The speed with which Ross deserts Richard and joins Henry is in stark contrast to the themes of loyalty and honour that the play deals with, suggests Margaret Shewring.[145] Described by Shakespeare (based on Raphael Holinshed's chronicle) as "fiery-red with haste",[146][142] Ross joins Bolingbroke at Berkeley, Gloucestershire.[142] In 1738—when the public image of the King, George I, was poor—the play was put on by John Rich, in the knowledge that it was "dangerously topical in terms of contemporary politics".[147] The discussion between Ross, Willoughby and Northumberland on the faults of the King—"basely led/by flatterers"[147]—has been argued to have reflected contemporary disfavour with George, who was widely believed to be under the influence of his chief minister, Horace Walpole.[147] A contemporary, Thomas Davies, watched the performance and later wrote how "almost every line that was spoken to the occurrences of the time, and to the measures and character of the ministry".[147]

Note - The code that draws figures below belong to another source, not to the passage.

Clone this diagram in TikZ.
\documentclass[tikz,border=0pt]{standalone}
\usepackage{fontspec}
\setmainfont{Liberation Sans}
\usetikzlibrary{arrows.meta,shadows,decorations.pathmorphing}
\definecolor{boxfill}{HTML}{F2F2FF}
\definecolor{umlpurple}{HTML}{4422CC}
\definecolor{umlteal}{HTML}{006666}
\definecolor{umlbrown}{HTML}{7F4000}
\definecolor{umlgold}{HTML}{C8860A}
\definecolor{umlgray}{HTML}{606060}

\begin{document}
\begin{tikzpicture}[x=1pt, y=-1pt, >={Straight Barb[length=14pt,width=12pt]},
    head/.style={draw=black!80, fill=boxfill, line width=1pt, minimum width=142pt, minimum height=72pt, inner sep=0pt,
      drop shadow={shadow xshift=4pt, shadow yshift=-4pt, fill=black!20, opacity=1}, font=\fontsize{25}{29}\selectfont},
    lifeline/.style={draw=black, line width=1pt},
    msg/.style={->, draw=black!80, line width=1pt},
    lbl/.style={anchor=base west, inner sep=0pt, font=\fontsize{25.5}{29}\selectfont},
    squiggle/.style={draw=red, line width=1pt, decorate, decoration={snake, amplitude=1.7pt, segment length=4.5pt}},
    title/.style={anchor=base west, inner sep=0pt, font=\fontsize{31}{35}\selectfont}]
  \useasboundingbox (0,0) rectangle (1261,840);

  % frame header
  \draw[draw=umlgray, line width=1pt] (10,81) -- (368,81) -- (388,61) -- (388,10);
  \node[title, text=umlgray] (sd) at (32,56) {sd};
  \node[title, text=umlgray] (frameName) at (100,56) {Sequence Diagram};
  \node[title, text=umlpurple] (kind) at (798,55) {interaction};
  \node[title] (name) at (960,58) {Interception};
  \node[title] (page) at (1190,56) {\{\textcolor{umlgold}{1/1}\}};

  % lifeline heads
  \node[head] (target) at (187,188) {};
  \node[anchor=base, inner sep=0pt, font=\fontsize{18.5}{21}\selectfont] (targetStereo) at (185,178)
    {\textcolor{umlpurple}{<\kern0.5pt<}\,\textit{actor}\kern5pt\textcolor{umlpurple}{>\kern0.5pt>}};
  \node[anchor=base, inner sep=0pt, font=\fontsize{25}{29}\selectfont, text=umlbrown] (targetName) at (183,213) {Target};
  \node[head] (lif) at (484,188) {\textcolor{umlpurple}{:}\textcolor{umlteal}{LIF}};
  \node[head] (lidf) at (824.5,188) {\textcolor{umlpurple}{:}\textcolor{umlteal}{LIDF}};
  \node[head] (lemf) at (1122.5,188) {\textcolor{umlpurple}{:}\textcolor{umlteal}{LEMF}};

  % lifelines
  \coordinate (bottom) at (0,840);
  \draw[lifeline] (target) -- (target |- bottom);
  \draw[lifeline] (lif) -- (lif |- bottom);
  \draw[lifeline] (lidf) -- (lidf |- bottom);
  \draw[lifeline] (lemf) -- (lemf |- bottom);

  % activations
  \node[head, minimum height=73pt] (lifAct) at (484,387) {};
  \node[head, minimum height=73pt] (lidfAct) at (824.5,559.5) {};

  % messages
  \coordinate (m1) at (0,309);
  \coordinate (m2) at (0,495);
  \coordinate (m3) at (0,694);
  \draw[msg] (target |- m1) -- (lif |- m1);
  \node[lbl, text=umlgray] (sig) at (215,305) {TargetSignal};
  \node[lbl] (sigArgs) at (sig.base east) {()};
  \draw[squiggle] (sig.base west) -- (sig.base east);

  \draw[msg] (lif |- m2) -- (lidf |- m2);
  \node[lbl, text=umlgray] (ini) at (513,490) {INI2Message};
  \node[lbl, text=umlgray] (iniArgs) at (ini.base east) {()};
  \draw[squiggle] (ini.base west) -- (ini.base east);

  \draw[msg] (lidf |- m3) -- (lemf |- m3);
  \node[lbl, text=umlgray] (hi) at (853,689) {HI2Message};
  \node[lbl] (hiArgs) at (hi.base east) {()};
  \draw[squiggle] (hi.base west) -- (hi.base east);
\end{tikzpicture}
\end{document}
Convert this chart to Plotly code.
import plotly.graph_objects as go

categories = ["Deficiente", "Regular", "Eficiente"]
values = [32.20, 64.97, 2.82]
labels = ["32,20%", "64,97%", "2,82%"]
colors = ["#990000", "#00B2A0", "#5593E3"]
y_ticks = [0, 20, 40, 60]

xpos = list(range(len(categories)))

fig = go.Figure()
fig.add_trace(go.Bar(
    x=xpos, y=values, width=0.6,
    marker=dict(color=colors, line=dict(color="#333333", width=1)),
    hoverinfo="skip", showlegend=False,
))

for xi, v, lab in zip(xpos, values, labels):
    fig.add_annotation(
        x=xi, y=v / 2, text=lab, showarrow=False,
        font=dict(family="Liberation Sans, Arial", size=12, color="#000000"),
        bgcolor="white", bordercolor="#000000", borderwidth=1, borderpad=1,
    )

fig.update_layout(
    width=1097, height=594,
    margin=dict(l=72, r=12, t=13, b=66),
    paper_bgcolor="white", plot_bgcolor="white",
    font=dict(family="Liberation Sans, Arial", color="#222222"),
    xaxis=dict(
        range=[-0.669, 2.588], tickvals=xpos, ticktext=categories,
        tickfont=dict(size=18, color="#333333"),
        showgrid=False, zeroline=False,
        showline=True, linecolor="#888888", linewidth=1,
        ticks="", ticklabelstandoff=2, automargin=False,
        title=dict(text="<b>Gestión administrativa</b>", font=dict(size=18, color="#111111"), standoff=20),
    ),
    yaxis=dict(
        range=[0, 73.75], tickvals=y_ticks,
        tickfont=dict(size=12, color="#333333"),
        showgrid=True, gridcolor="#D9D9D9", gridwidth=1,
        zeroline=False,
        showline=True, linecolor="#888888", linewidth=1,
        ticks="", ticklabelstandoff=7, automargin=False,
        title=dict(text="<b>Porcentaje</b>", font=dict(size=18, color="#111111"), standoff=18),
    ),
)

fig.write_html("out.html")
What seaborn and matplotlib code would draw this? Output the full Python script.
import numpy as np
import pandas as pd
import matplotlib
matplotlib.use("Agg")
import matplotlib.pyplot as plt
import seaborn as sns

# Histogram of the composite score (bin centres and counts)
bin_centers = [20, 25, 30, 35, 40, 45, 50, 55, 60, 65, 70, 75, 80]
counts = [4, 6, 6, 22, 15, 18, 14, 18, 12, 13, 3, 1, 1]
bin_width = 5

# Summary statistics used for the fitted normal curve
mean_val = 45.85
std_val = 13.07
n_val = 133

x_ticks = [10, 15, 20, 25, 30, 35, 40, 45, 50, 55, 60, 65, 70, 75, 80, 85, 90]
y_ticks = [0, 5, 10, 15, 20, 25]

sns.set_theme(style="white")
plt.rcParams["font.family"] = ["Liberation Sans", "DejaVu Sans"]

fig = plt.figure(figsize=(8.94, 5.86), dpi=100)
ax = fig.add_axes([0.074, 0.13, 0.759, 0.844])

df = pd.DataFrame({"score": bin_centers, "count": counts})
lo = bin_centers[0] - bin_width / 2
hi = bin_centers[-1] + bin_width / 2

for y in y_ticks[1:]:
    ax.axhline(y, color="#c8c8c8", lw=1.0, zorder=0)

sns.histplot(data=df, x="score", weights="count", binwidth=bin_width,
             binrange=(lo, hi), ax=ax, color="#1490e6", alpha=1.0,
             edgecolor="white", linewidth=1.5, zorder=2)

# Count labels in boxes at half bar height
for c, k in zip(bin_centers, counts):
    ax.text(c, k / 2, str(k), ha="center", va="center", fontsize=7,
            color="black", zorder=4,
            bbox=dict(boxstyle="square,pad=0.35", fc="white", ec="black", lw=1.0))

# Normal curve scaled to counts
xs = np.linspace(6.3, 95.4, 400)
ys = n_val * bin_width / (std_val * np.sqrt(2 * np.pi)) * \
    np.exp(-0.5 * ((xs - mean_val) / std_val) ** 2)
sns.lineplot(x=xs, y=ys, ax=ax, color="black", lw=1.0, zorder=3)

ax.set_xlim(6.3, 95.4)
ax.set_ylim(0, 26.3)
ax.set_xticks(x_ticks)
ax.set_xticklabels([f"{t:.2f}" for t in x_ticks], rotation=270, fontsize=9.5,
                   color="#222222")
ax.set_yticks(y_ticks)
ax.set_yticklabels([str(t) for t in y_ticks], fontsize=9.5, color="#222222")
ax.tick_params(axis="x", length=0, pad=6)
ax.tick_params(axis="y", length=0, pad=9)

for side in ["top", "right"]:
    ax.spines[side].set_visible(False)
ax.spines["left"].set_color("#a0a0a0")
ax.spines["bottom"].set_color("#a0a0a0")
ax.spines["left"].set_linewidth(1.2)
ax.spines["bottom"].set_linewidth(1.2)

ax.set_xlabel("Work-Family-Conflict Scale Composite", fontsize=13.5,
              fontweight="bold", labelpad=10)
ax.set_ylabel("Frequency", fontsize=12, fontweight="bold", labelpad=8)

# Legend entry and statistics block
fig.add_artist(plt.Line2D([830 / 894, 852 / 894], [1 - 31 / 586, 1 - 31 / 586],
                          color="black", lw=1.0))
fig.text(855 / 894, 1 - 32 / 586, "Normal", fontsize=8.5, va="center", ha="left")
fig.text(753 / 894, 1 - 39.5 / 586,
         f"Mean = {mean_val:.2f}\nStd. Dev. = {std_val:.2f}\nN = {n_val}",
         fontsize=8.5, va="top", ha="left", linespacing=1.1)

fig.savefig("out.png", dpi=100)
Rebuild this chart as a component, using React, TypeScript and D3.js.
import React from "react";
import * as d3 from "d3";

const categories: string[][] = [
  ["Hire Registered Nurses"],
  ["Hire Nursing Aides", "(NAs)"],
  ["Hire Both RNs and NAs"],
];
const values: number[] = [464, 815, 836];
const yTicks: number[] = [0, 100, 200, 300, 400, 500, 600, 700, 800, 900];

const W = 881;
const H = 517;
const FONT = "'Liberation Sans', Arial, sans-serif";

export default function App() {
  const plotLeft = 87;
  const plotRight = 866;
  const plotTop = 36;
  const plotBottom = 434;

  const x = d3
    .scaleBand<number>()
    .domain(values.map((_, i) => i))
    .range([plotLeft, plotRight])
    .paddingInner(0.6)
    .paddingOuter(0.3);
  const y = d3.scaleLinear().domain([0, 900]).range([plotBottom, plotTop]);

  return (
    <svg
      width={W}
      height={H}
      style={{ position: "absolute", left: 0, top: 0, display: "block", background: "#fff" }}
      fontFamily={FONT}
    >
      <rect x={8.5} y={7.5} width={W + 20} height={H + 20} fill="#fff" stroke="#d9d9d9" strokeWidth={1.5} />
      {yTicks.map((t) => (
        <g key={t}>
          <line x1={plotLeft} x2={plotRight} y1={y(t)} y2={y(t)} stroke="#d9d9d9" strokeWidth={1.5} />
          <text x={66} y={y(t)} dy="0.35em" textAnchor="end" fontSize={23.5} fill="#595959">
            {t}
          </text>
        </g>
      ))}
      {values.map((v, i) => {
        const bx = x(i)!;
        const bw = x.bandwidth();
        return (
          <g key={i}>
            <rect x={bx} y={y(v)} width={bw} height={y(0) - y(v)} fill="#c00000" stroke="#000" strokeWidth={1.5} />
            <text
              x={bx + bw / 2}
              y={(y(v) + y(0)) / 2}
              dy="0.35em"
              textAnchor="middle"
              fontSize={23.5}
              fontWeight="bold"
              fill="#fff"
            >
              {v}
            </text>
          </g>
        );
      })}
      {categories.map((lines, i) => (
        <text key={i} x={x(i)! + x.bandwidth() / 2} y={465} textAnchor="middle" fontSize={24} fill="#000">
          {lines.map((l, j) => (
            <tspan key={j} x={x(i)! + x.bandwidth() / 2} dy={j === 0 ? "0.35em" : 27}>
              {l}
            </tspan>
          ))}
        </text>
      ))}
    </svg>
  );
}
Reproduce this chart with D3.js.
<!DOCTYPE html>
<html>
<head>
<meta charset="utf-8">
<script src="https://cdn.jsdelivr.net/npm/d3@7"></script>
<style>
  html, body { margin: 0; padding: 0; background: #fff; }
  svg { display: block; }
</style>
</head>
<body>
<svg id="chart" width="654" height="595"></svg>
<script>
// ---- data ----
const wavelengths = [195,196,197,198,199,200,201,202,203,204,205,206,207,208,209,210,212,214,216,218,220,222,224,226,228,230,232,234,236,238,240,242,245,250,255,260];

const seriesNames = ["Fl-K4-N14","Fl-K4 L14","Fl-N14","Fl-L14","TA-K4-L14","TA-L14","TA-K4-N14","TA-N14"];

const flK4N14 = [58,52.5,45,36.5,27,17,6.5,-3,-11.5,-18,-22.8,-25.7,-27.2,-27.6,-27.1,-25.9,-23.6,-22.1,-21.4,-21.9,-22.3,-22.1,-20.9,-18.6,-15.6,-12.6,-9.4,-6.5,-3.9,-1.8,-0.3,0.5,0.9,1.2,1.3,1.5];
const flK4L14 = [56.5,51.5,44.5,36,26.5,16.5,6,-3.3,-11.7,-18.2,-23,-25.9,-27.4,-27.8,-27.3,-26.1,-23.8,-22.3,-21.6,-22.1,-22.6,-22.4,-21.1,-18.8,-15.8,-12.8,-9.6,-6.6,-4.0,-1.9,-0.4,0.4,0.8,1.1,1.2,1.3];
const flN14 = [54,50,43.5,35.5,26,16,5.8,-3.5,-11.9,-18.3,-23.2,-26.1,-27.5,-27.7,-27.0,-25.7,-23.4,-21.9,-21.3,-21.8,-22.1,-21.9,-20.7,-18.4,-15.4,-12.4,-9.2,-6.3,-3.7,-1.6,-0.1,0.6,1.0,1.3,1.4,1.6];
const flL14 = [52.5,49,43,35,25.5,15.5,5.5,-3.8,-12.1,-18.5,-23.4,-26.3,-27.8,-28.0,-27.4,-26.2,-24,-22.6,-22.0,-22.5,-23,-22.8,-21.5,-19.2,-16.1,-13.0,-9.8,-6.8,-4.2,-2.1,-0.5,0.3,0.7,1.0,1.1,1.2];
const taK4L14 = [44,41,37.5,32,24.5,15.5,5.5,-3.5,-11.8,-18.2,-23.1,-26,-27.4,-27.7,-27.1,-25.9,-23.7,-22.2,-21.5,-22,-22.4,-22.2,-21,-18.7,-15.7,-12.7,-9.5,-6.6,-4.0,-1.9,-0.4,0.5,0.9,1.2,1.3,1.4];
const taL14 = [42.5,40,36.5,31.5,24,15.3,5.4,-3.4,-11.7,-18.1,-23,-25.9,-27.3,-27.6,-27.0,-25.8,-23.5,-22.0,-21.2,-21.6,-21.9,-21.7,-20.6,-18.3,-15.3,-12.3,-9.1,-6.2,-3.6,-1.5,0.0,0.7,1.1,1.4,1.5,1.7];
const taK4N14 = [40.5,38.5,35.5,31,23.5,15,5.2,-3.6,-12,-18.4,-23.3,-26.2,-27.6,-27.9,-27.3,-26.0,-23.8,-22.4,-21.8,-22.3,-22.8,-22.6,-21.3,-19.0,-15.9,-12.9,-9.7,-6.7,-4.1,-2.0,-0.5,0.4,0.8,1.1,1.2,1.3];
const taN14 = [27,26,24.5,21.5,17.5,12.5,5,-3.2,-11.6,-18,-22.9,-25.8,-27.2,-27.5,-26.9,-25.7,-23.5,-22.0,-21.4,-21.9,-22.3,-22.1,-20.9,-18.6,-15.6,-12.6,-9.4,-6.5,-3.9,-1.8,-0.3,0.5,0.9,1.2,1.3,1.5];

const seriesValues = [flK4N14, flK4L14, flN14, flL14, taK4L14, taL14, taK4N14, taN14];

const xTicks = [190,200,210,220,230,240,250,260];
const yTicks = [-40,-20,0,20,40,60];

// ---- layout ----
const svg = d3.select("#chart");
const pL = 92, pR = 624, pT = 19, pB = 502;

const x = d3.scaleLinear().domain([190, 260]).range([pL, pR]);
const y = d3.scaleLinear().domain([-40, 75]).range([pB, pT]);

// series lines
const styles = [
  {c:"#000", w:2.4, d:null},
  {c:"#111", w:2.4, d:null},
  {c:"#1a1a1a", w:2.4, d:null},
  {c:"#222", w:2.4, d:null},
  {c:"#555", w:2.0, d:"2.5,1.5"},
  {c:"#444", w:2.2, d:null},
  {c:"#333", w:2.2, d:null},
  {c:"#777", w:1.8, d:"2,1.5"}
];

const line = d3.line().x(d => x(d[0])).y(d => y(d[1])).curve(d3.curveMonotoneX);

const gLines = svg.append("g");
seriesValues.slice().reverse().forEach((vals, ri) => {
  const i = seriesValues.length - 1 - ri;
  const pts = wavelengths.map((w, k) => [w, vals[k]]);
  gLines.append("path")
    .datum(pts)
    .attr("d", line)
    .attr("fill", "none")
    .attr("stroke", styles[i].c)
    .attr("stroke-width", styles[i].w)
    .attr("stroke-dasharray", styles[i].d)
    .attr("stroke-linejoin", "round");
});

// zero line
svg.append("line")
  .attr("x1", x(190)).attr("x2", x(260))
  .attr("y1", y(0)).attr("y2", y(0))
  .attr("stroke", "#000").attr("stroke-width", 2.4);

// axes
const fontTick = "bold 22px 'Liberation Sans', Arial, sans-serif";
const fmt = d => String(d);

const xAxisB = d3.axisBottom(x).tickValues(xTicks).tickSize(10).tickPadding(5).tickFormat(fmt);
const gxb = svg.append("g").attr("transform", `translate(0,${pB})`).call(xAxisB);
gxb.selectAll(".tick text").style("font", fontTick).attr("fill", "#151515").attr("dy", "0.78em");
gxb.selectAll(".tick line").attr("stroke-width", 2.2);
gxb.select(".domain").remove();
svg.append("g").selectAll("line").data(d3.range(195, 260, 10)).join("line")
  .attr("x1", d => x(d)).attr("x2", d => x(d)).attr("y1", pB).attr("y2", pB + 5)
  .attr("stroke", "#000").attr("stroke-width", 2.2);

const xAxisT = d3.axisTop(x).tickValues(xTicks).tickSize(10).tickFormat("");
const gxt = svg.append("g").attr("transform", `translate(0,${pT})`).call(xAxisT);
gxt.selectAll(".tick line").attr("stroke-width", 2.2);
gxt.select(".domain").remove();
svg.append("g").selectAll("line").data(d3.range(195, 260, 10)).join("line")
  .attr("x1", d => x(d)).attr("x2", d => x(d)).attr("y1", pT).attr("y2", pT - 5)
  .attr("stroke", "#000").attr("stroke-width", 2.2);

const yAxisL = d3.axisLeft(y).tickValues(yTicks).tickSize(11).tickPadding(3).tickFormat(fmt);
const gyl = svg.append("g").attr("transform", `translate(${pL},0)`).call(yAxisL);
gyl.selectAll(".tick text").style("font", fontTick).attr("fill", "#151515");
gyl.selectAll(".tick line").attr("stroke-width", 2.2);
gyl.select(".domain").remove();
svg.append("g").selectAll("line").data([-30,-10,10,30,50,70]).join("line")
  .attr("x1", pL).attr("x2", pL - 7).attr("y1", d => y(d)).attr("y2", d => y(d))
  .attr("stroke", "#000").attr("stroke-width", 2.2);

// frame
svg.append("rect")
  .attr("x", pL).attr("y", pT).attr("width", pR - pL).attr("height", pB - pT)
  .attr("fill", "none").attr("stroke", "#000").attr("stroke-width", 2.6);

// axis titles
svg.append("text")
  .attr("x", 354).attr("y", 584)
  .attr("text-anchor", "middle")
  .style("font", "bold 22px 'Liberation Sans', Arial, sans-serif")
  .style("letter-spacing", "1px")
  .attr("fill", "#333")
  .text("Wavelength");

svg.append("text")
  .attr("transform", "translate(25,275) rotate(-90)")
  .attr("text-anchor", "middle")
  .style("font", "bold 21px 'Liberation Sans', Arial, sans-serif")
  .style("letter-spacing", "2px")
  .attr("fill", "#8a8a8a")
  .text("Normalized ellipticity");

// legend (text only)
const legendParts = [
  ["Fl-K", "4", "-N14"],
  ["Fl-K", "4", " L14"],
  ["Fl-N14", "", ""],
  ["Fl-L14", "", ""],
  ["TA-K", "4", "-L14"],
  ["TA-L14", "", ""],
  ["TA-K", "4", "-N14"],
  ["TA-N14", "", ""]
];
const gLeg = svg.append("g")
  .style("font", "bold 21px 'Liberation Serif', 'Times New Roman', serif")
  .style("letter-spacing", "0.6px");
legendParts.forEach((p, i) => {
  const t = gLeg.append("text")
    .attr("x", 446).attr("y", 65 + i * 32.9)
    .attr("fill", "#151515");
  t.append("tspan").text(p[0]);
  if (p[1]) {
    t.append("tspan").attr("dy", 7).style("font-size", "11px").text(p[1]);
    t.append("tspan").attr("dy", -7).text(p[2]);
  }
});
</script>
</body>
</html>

The text of Richard II is often cut by directors, either to tighten the plot or to avoid problems with weak casting,[148] and the role of Lord Ross is occasionally omitted.[149] For example, in the 1981 Bard Productions film, Ross' part was given to the Exton character,[150] and in the Erickson-Farrell 2001 film, Ross was one of seven characters dropped, his part again given to Exton.[151] He has still been played by several actors in post-war performances. At the 1947 Avignon Festival, Pierre Lautrec played to Jean Vilar's Richard; Vilar also directed the play.[152] The same year, Walter Hudd directed it with the Shakespeare Memorial Theatre at Stratford-upon-Avon, with Joss Ackland as Ross to Robert Harris' Richard.[153] Four years later, Anthony Quayle—also with the SMT—directed Michael Redgrave as the King, Harry Andrews as Bolingbroke, and Philip Morant in the part of Lord Ross.[154] In 1968 the Prospect Theatre toured Richard II in two legs. Directed by Richard Cottrell and with Ian McKellen and Timothy West as Richard and Bolingbroke respectively, Ross was played by Peter Rocca on the first half of the tour and David Calder on the second.[155] In 1973, Charles Keating played Ross to Richard Pasco and Ian Richardson's king and Bolingbroke,[note 22] in John Barton's production.[157] Ariane Mnouchkine's 1984 production for the Théâtre du Soleil cast Robert Gourp as Ross,[158] and five years later the English Shakespeare Company's production—directed by Michael Bogdanov—had John Dougall playing Ross to Michael Pennington's Richard.[159] Keith Dunphy played Ross in Steven Pimlott's RSC production in 2000, to Sam West's Richard and David Troughton's Bolingbroke.[160] A production at the Globe Theatre in 2015 from Tim Carroll saw Mark Rylance as the King and Ekow Quartey as Ross.[161] Jonathan Slinger played the King in Michael Boyd's 2007 RSC production, and Rob Carroll played Ross.[162] Joshua Richards played Ross in Gregory Doran's 2013 production, with David Tennant in the lead role.[163]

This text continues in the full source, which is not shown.